> **WHAT THIS TASK INVOLVES**:
Please write out the lines of the data exactly, beginning with the first and ending with the line containing "const contactV = [0, 0, 1, 1, 0, 0, 1, 1];"; leave the pictures behind.

====================

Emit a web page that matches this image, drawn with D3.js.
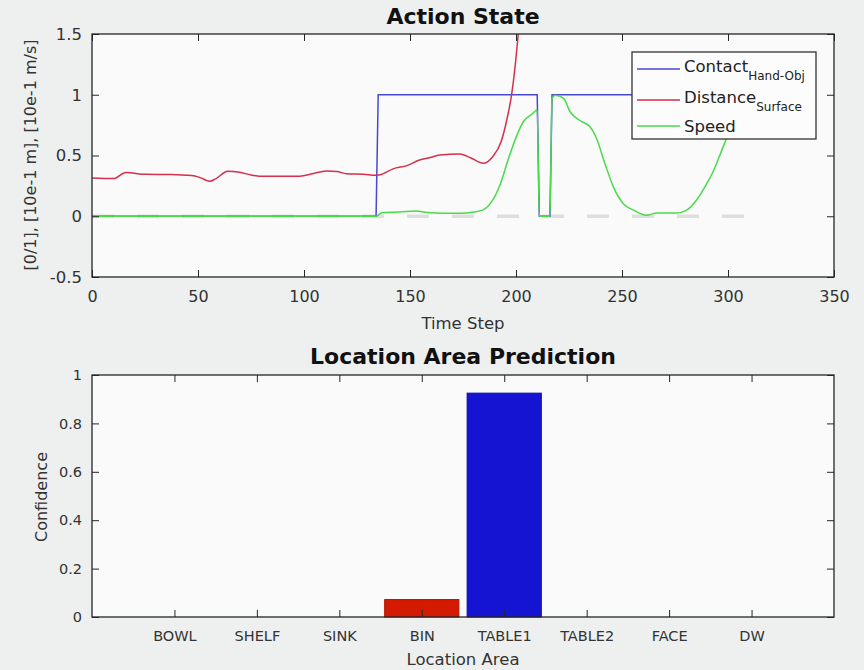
<!DOCTYPE html>
<html>
<head>
<meta charset="utf-8">
<script src="https://cdn.jsdelivr.net/npm/d3@7"></script>
<style>
  html, body { margin: 0; padding: 0; background: #eef0f0; }
  svg { display: block; font-family: "DejaVu Sans", sans-serif; }
</style>
</head>
<body>
<svg id="fig" width="864" height="670"></svg>
<script>
// ---- Action state time series ----
const contactT = [0, 134, 135, 210, 211, 216, 217, 306];
const contactV = [0, 0, 1, 1, 0, 0, 1, 1];

const distanceT = [0, 10, 16, 25, 37, 47, 51, 55.5, 58.5, 64, 69.5, 75, 81, 92, 98, 104, 110.5, 115.5, 120, 128, 134, 136.5, 139, 142, 148.5, 154.5, 159.5, 164, 173.5, 179, 184.5, 189, 193, 195.5, 198, 199.5, 201, 203];
const distanceV = [0.315, 0.31, 0.36, 0.345, 0.343, 0.335, 0.318, 0.288, 0.31, 0.37, 0.362, 0.34, 0.329, 0.329, 0.33, 0.35, 0.373, 0.368, 0.35, 0.345, 0.337, 0.343, 0.365, 0.39, 0.417, 0.463, 0.483, 0.505, 0.513, 0.477, 0.436, 0.49, 0.615, 0.78, 1.01, 1.22, 1.49, 1.9];

const speedT = [0, 134, 137, 145, 153, 158, 166, 174, 180, 184.5, 188.5, 192.5, 196.5, 200.5, 203.5, 207.5, 210, 211, 216, 217, 218.5, 222.5, 225.5, 230, 235, 238, 242, 246, 250.5, 255.5, 261.5, 266.5, 276, 280.5, 285, 290, 292.5, 297, 299.5, 303, 306];
const speedV = [0, 0, 0.03, 0.035, 0.044, 0.03, 0.025, 0.025, 0.035, 0.052, 0.12, 0.26, 0.477, 0.67, 0.78, 0.84, 0.875, 0, 0, 0.97, 0.996, 0.97, 0.86, 0.79, 0.735, 0.64, 0.43, 0.24, 0.105, 0.05, 0.008, 0.027, 0.027, 0.05, 0.13, 0.27, 0.35, 0.54, 0.65, 0.8, 0.9];

// zero reference line span
const zeroLineT = [0, 308];

const timeTicks = [0, 50, 100, 150, 200, 250, 300, 350];
const stateTicks = [-0.5, 0, 0.5, 1, 1.5];
const stateTickLabels = ["-0.5", "0", "0.5", "1", "1.5"];

// ---- Location area prediction ----
const areas = ["BOWL", "SHELF", "SINK", "BIN", "TABLE1", "TABLE2", "FACE", "DW"];
const confidence = [0, 0, 0, 0.072, 0.925, 0, 0, 0];
const confTicks = [0, 0.2, 0.4, 0.6, 0.8, 1];
const confTickLabels = ["0", "0.2", "0.4", "0.6", "0.8", "1"];

const legendNames = [["Contact", "Hand-Obj"], ["Distance", "Surface"], ["Speed", ""]];

// ---- styling ----
const colContact = "#4848d0";
const colDistance = "#d2304c";
const colSpeed = "#48dc48";
const axisCol = "#262626";
const textCol = "#333";
const plotBg = "#fafafa";

const svg = d3.select("#fig");

function frame(g, w, h) {
  g.append("rect").attr("width", w).attr("height", h)
    .attr("fill", plotBg);
}
function border(g, w, h) {
  g.append("rect").attr("width", w).attr("height", h)
    .attr("fill", "none").attr("stroke", axisCol).attr("stroke-width", 1.3);
}
function styleAxis(sel, fs) {
  sel.select(".domain").remove();
  sel.selectAll(".tick line").attr("stroke", axisCol).attr("stroke-width", 1);
  sel.selectAll(".tick text").attr("fill", textCol).attr("font-size", fs)
    .attr("font-family", "DejaVu Sans, sans-serif");
}

// ================= Top: Action State =================
const topBox = { x: 92, y: 34, w: 742, h: 243 };
const gT = svg.append("g").attr("transform", `translate(${topBox.x},${topBox.y})`);
frame(gT, topBox.w, topBox.h);

const xT = d3.scaleLinear().domain([0, 350]).range([0, topBox.w]);
const yT = d3.scaleLinear().domain([-0.5, 1.5]).range([topBox.h, 0]);

svg.append("defs").append("clipPath").attr("id", "clipTop")
  .append("rect").attr("width", topBox.w).attr("height", topBox.h);

const plotArea = gT.append("g").attr("clip-path", "url(#clipTop)");

// light dashed zero line
plotArea.append("line")
  .attr("x1", xT(zeroLineT[0])).attr("x2", xT(zeroLineT[1]))
  .attr("y1", yT(0)).attr("y2", yT(0))
  .attr("stroke", "#dedede").attr("stroke-width", 3.5)
  .attr("stroke-dasharray", "22,23");

const zip = (ts, vs) => ts.map((t, i) => [t, vs[i]]);
const lineLin = d3.line().x(d => xT(d[0])).y(d => yT(d[1]));
const lineSmooth = d3.line().x(d => xT(d[0])).y(d => yT(d[1])).curve(d3.curveMonotoneX);

plotArea.append("path").datum(zip(contactT, contactV))
  .attr("d", lineLin).attr("fill", "none").attr("stroke", colContact).attr("stroke-width", 1.5);
plotArea.append("path").datum(zip(distanceT, distanceV))
  .attr("d", lineSmooth).attr("fill", "none").attr("stroke", colDistance).attr("stroke-width", 1.5);
plotArea.append("path").datum(zip(speedT, speedV))
  .attr("d", lineSmooth).attr("fill", "none").attr("stroke", colSpeed).attr("stroke-width", 1.5);

// axes with inward ticks on all four sides
gT.append("g").attr("transform", `translate(0,${topBox.h})`)
  .call(d3.axisBottom(xT).tickValues(timeTicks).tickFormat(d3.format("d")).tickSize(-7).tickPadding(14))
  .call(s => styleAxis(s, 16));
gT.append("g")
  .call(d3.axisTop(xT).tickValues(timeTicks).tickFormat("").tickSize(-7))
  .call(s => styleAxis(s, 16));
gT.append("g")
  .call(d3.axisLeft(yT).tickValues(stateTicks).tickFormat((d, i) => stateTickLabels[i]).tickSize(-7).tickPadding(10))
  .call(s => styleAxis(s, 16.5));
gT.append("g").attr("transform", `translate(${topBox.w},0)`)
  .call(d3.axisRight(yT).tickValues(stateTicks).tickFormat("").tickSize(-7))
  .call(s => styleAxis(s, 16));
border(gT, topBox.w, topBox.h);

// legend
const lg = gT.append("g").attr("transform", `translate(${632 - topBox.x},${52 - topBox.y})`);
lg.append("rect").attr("width", 184).attr("height", 87)
  .attr("fill", "#fcfcfc").attr("stroke", "#333").attr("stroke-width", 1.3);
const legendCols = [colContact, colDistance, colSpeed];
const legendLineY = [17, 48, 74];
const legendTextY = [20, 51, 80];
legendNames.forEach((nm, i) => {
  lg.append("line").attr("x1", 5).attr("x2", 48)
    .attr("y1", legendLineY[i]).attr("y2", legendLineY[i])
    .attr("stroke", legendCols[i]).attr("stroke-width", 1.4);
  const t = lg.append("text").attr("x", 52).attr("y", legendTextY[i])
    .attr("fill", "#222").attr("font-size", 16.5);
  t.append("tspan").text(nm[0]);
  if (nm[1]) {
    t.append("tspan").attr("dy", 8).attr("font-size", 12).text(nm[1]);
  }
});

// titles and labels
svg.append("text").attr("x", 463).attr("y", 24).attr("text-anchor", "middle")
  .attr("font-size", 22).attr("font-weight", "bold").attr("fill", "#111").text("Action State");
svg.append("text").attr("x", 463).attr("y", 329).attr("text-anchor", "middle")
  .attr("font-size", 16.5).attr("fill", textCol).text("Time Step");
svg.append("text").attr("transform", "translate(36,155) rotate(-90)").attr("text-anchor", "middle")
  .attr("font-size", 16).attr("fill", textCol).text("[0/1], [10e-1 m], [10e-1 m/s]");

// ================= Bottom: Location Area Prediction =================
const botBox = { x: 92, y: 375, w: 742, h: 242 };
const gB = svg.append("g").attr("transform", `translate(${botBox.x},${botBox.y})`);
frame(gB, botBox.w, botBox.h);

const xB = d3.scaleLinear().domain([0, areas.length + 1]).range([0, botBox.w]);
const yB = d3.scaleLinear().domain([0, 1]).range([botBox.h, 0]);
const barW = xB(0.9) - xB(0);
const barFill = d => d.name === "BIN" ? "#d41a00" : "#1414d2";
const barEdge = d => d.name === "BIN" ? "#b01000" : "#0c0cb0";

const barData = areas.map((a, i) => ({ name: a, pos: i + 1, v: confidence[i] }));
gB.selectAll("rect.bar").data(barData.filter(d => d.v > 0)).join("rect")
  .attr("class", "bar")
  .attr("x", d => xB(d.pos) - barW / 2)
  .attr("y", d => yB(d.v))
  .attr("width", barW)
  .attr("height", d => yB(0) - yB(d.v))
  .attr("fill", barFill)
  .attr("stroke", barEdge).attr("stroke-width", 1);

const catPos = areas.map((a, i) => i + 1);
gB.append("g").attr("transform", `translate(0,${botBox.h})`)
  .call(d3.axisBottom(xB).tickValues(catPos).tickFormat((d, i) => areas[i]).tickSize(-7).tickPadding(14))
  .call(s => styleAxis(s, 14.5));
gB.append("g")
  .call(d3.axisTop(xB).tickValues(catPos).tickFormat("").tickSize(-7))
  .call(s => styleAxis(s, 14.5));
gB.append("g")
  .call(d3.axisLeft(yB).tickValues(confTicks).tickFormat((d, i) => confTickLabels[i]).tickSize(-7).tickPadding(10))
  .call(s => styleAxis(s, 14.5));
gB.append("g").attr("transform", `translate(${botBox.w},0)`)
  .call(d3.axisRight(yB).tickValues(confTicks).tickFormat("").tickSize(-7))
  .call(s => styleAxis(s, 14.5));
border(gB, botBox.w, botBox.h);

svg.append("text").attr("x", 463).attr("y", 364).attr("text-anchor", "middle")
  .attr("font-size", 22).attr("font-weight", "bold").attr("fill", "#111").text("Location Area Prediction");
svg.append("text").attr("x", 463).attr("y", 665).attr("text-anchor", "middle")
  .attr("font-size", 16.5).attr("fill", textCol).text("Location Area");
svg.append("text").attr("transform", "translate(47,497) rotate(-90)").attr("text-anchor", "middle")
  .attr("font-size", 16).attr("fill", textCol).text("Confidence");
</script>
</body>
</html>
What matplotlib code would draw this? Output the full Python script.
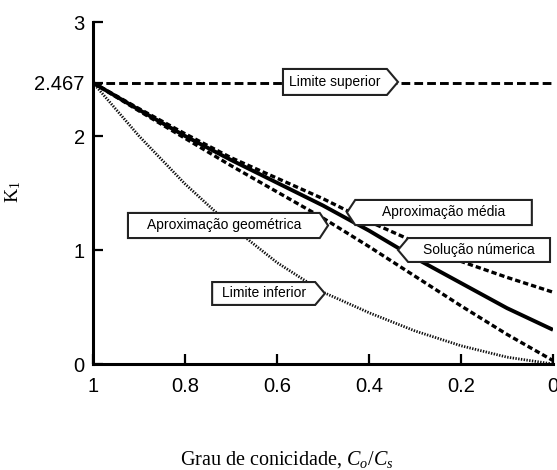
import matplotlib
matplotlib.use("Agg")
import matplotlib.pyplot as plt
from matplotlib.patches import Polygon

# ---- data ----
x_vals = [1.0, 0.9, 0.8, 0.7, 0.6, 0.5, 0.4, 0.3, 0.2, 0.1, 0.0]
limite_superior = [2.467] * 11
solucao_numerica = [2.467, 2.23, 2.00, 1.79, 1.59, 1.39, 1.17, 0.93, 0.71, 0.49, 0.30]
aprox_media = [2.467, 2.24, 2.02, 1.81, 1.63, 1.45, 1.25, 1.07, 0.90, 0.76, 0.63]
aprox_geometrica = [2.467, 2.22, 1.98, 1.74, 1.51, 1.28, 1.03, 0.77, 0.51, 0.26, 0.03]
limite_inferior = [2.467, 2.00, 1.58, 1.21, 0.89, 0.63, 0.45, 0.29, 0.16, 0.06, 0.0]

x_ticks = [1, 0.8, 0.6, 0.4, 0.2, 0]
x_ticklabels = ["1", "0.8", "0.6", "0.4", "0.2", "0"]
y_ticks = [0, 1, 2, 2.467, 3]
y_ticklabels = ["0", "1", "2", "2.467", "3"]

sans = ["Liberation Sans", "DejaVu Sans"]
plt.rcParams["mathtext.fontset"] = "custom"
plt.rcParams["mathtext.rm"] = "Liberation Serif"
plt.rcParams["mathtext.it"] = "Liberation Serif:italic"

fig = plt.figure(figsize=(5.57, 4.70), dpi=100)
ax = fig.add_axes([93 / 557, (470 - 364) / 470, (553 - 93) / 557, (364 - 22) / 470])

ax.plot(x_vals, limite_superior, color="black", lw=2.1, linestyle=(0, (3.0, 1.4)), zorder=2)
ax.plot(x_vals, solucao_numerica, color="black", lw=2.8, solid_capstyle="butt", zorder=3)
ax.plot(x_vals, aprox_media, color="black", lw=2.4, linestyle=(0, (1.6, 0.9)), zorder=2)
ax.plot(x_vals, aprox_geometrica, color="black", lw=2.4, linestyle=(0, (1.6, 0.9)), zorder=2)
ax.plot(x_vals, limite_inferior, color="#111111", lw=2.0, linestyle=(0, (0.5, 0.5)), zorder=2)

ax.set_xlim(1, 0)
ax.set_ylim(0, 3)
ax.set_xticks(x_ticks)
ax.set_xticklabels(x_ticklabels, fontfamily=sans, fontsize=14.5)
ax.set_yticks(y_ticks)
ax.set_yticklabels(y_ticklabels, fontfamily=sans, fontsize=14.5)
ax.tick_params(axis="both", direction="in", length=7, width=1.6, colors="black")
ax.tick_params(axis="x", pad=9)
ax.tick_params(axis="y", pad=6)
for side in ["top", "right"]:
    ax.spines[side].set_visible(False)
for side in ["left", "bottom"]:
    ax.spines[side].set_linewidth(2.2)

ax.set_ylabel(r"$\mathrm{K}_1$", fontsize=14)
ax.yaxis.set_label_coords((23 - 93) / 460, (364 - 192) / 342)
fig.text(287 / 557, (470 - 460) / 470, r"Grau de conicidade, $C_o/C_s$",
         fontfamily="Liberation Serif", fontsize=14.5, ha="center", va="center")


def callout(text, x_left, x_right, tip_x, y_bot, y_top, side):
    ym = (y_bot + y_top) / 2
    if side == "right":
        pts = [(x_left, y_top), (x_right, y_top), (tip_x, ym), (x_right, y_bot), (x_left, y_bot)]
    else:
        pts = [(tip_x, ym), (x_left, y_top), (x_right, y_top), (x_right, y_bot), (x_left, y_bot)]
    poly = Polygon(pts, closed=True, facecolor="white", edgecolor="#222222", lw=1.5,
                   zorder=5, clip_on=False)
    ax.add_patch(poly)
    ax.text((x_left + x_right) / 2, ym, text, ha="center", va="center",
            fontfamily=sans, fontsize=10, zorder=6)


callout("Limite superior", 0.587, 0.361, 0.337, 2.36, 2.588, "right")
callout("Aproximação geométrica", 0.924, 0.507, 0.489, 1.105, 1.325, "right")
callout("Aproximação média", 0.430, 0.046, 0.448, 1.219, 1.439, "left")
callout("Solução númerica", 0.315, 0.0065, 0.337, 0.895, 1.105, "left")
callout("Limite inferior", 0.741, 0.517, 0.496, 0.518, 0.719, "right")

fig.savefig("out.png", dpi=100)
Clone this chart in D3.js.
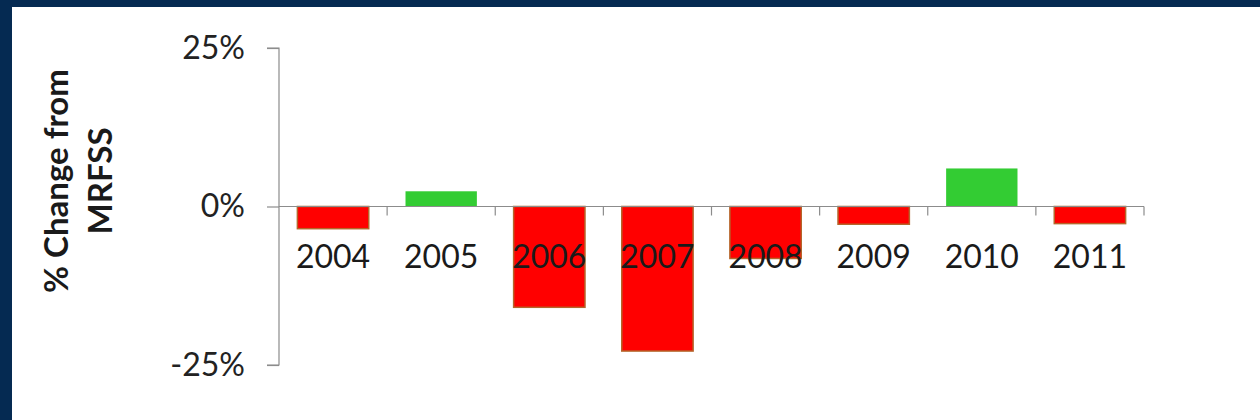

====================

> **SOLVED PROBLEM**:
Emit a web page that matches this image, drawn with D3.js.
<!DOCTYPE html>
<html>
<head>
<meta charset="utf-8">
<script src="https://cdn.jsdelivr.net/npm/d3@7"></script>
<style>
  html, body { margin: 0; padding: 0; background: #eef0f0; }
  svg { display: block; font-family: "DejaVu Sans", sans-serif; }
</style>
</head>
<body>
<svg id="fig" width="864" height="670"></svg>
<script>
// ---- Action state time series ----
const contactT = [0, 134, 135, 210, 211, 216, 217, 306];
const contactV = [0, 0, 1, 1, 0, 0, 1, 1];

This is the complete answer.